Serving little purpose beyond fueling agendas, these bills do not address citizens’ needs — something desperately needed as Iowa’s population falters. As a state that consistently fails to address elementary infrastructural concerns, Iowa’s focus on politicizing issues in the legislature is offensive to the public.
Public education has taken a major blow post-Funnel Week. Senate File 138 aims to promote high schools offering classes on the New and Old Testament of the Bible. House File 884 allows the hiring of religious chaplains at schools. Other progressed bills include requiring a humanized version of abortion education, providing protections for instructors who choose to misgender students, and facilitating investigations of grooming and child abuse in public schools.
This patchwork of legislation reinforces the idea that public schools are somehow working against the best interests of children. It suggests ordinary community members should be viewed with suspicion, secularism threatens religious values, and schools have been promoting a distorted view of abortion. It also implies immoral school faculty are being shielded by “a liberal agenda.”
Three additional bills were also advanced, aiming to ban Diversity, Equity, and Inclusion, or DEI, practices at both public and private universities. DEI has already been banned at the state level, and new federal policies reinforce this stance.
The only bill to actually be passed and signed into law thus far has been Senate File 418, which removes “gender identity” from the Iowa Civil Rights Act, stripping transgender individuals of civil rights protections in the state, while the House of Representatives has simultaneously chosen to stall a public school funding bill that would allocate $22.6 million directly to student resources.
It seems the Iowa legislature would rather spend its time and resources on instilling doubt in its citizenry about public infrastructure than to simply invest in the public infrastructure.
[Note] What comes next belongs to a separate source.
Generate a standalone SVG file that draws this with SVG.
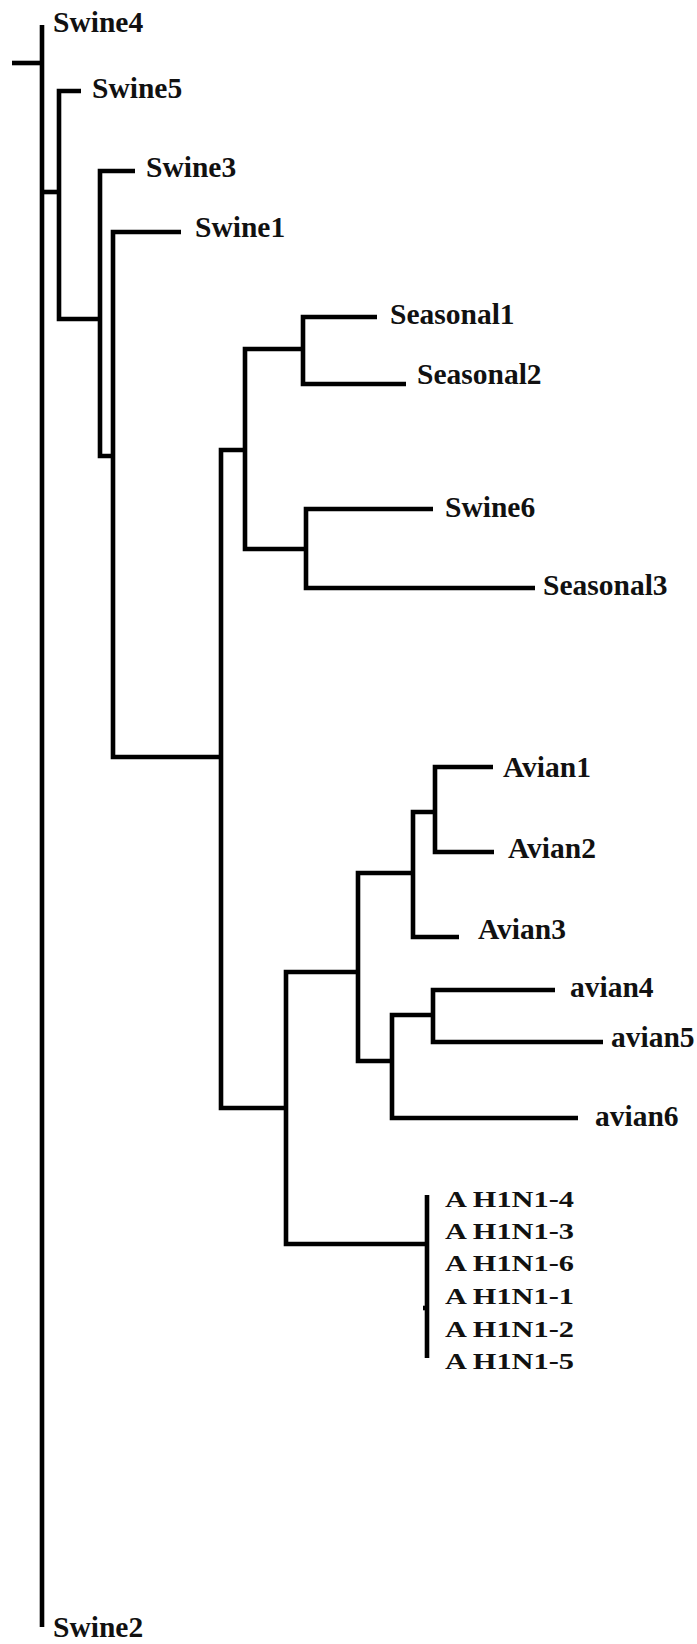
<svg xmlns="http://www.w3.org/2000/svg" width="697" height="1644" viewBox="0 0 697 1644">
<style>
.br{fill:none;stroke:#000;stroke-width:4.6;stroke-linejoin:miter;stroke-linecap:butt}
.lb{font-family:"Liberation Serif","Times New Roman",serif;font-weight:bold;font-size:29.5px;fill:#111}
.hl{font-family:"Liberation Serif","Times New Roman",serif;font-weight:bold;font-size:24px;fill:#111}
</style>
<rect width="697" height="1644" fill="#fff"/>
<g id="connectors">
<path class="br" d="M12,63 H42"/>
<path class="br" d="M42,25 V1627"/>
<path class="br" d="M42,192 H59"/>
<path class="br" d="M81,91 H59 V319 H100"/>
<path class="br" d="M135,171 H100 V456 H113"/>
<path class="br" d="M181,232 H113 V757 H221"/>
<path class="br" d="M243,450 H221 V1108 H286"/>
<path class="br" d="M302,349 H245 V549 H306"/>
<path class="br" d="M377,317 H303 V384 H406"/>
<path class="br" d="M433,509 H306 V588 H535"/>
<path class="br" d="M357,972 H286 V1244 H425"/>
<path class="br" d="M411,873 H358 V1061 H392"/>
<path class="br" d="M433,812 H413 V937 H459"/>
<path class="br" d="M493,767 H435 V852 H494"/>
<path class="br" d="M432,1015 H392 V1118 H578"/>
<path class="br" d="M555,990 H433 V1042 H603"/>
<path class="br" d="M427,1195 V1358"/>
<path class="br" d="M423,1308 H427"/>
</g>
<g id="swine4"><text class="lb" x="53" y="32">Swine4</text></g>
<g id="swine5"><text class="lb" x="92" y="98">Swine5</text></g>
<g id="swine3"><text class="lb" x="146" y="177">Swine3</text></g>
<g id="swine1"><text class="lb" x="195" y="237">Swine1</text></g>
<g id="seasonal1"><text class="lb" x="390" y="324">Seasonal1</text></g>
<g id="seasonal2"><text class="lb" x="417" y="384">Seasonal2</text></g>
<g id="swine6"><text class="lb" x="445" y="517">Swine6</text></g>
<g id="seasonal3"><text class="lb" x="543" y="595">Seasonal3</text></g>
<g id="avian1"><text class="lb" x="503" y="777">Avian1</text></g>
<g id="avian2"><text class="lb" x="508" y="858">Avian2</text></g>
<g id="avian3"><text class="lb" x="478" y="939">Avian3</text></g>
<g id="avian4"><text class="lb" x="570" y="997">avian4</text></g>
<g id="avian5"><text class="lb" x="611" y="1047">avian5</text></g>
<g id="avian6"><text class="lb" x="595" y="1126">avian6</text></g>
<g id="h1n1-4"><text class="hl" x="445" y="1207" textLength="129" lengthAdjust="spacingAndGlyphs">A H1N1-4</text></g>
<g id="h1n1-3"><text class="hl" x="445" y="1239" textLength="129" lengthAdjust="spacingAndGlyphs">A H1N1-3</text></g>
<g id="h1n1-6"><text class="hl" x="445" y="1271" textLength="129" lengthAdjust="spacingAndGlyphs">A H1N1-6</text></g>
<g id="h1n1-1"><text class="hl" x="445" y="1304" textLength="129" lengthAdjust="spacingAndGlyphs">A H1N1-1</text></g>
<g id="h1n1-2"><text class="hl" x="445" y="1337" textLength="129" lengthAdjust="spacingAndGlyphs">A H1N1-2</text></g>
<g id="h1n1-5"><text class="hl" x="445" y="1369" textLength="129" lengthAdjust="spacingAndGlyphs">A H1N1-5</text></g>
<g id="swine2"><text class="lb" x="53" y="1637">Swine2</text></g>
</svg>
So, where does that leave its citizens?
“I don’t think those are the values of specifically Iowans. Politics has gotten more extreme than the people that they’re representing, and that’s kind of crazy,” lifelong Iowa resident and student at Kirkwood Community College Bella Zamudio — a transgender woman concerned about the recent legislation — said.
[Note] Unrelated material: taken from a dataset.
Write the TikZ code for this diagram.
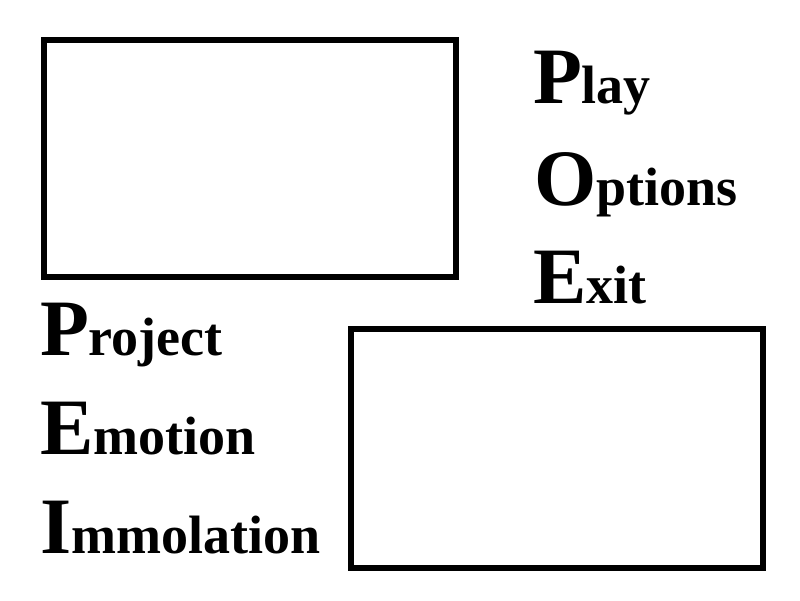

Iowa has been losing its domestic population for decades now. Growth rates have remained measly but positive, largely due to the intake of international migrants, but Iowa has consistently been losing its native population. This has been attributed to many different factors such as natural fluctuations, the aging boomer generation, and work opportunities elsewhere. However, it’s no exaggeration to conclude the state is simply not providing much of a reason to stay.
The state government consistently targets minority groups, such as immigrants and transgender individuals, while suggesting those who form the backbone of the state are morally misguided — whether deemed too “ungodly” or too diverse. It spends more energy blaming supposed “agendas” than addressing the actual issues these agendas are said to create.
Among the proposals that failed to make it past Funnel Week were bills aimed at increasing the minimum wage for disabled workers, strengthening water quality and treatment protections, and allocating an additional $600,000 to improve nursing home inspection standards.
While former President Joe Biden’s many proposals were put forward, those cut include measures that could have been invaluable to constituents on a personal level. These proposals are being cut by the party that campaigned on criticizing President Biden’s economy and claimed “liberals” focus too much on DEI. Given this platform, one would expect a focus on addressing these very issues. Instead, there has been no mention of meaningful statewide economic reforms, and DEI has received more attention than ever before.
Iowa may be naturally losing its population, but it’s also making no moves to retain it. Agenda-based politics are a fad that works for now, but what will the priorities be when foundational infrastructure crumbles beyond repair?
“I can’t be somewhere where I don’t feel protected, I don’t feel safe,” Zamudio said. “The law is not in my favor.”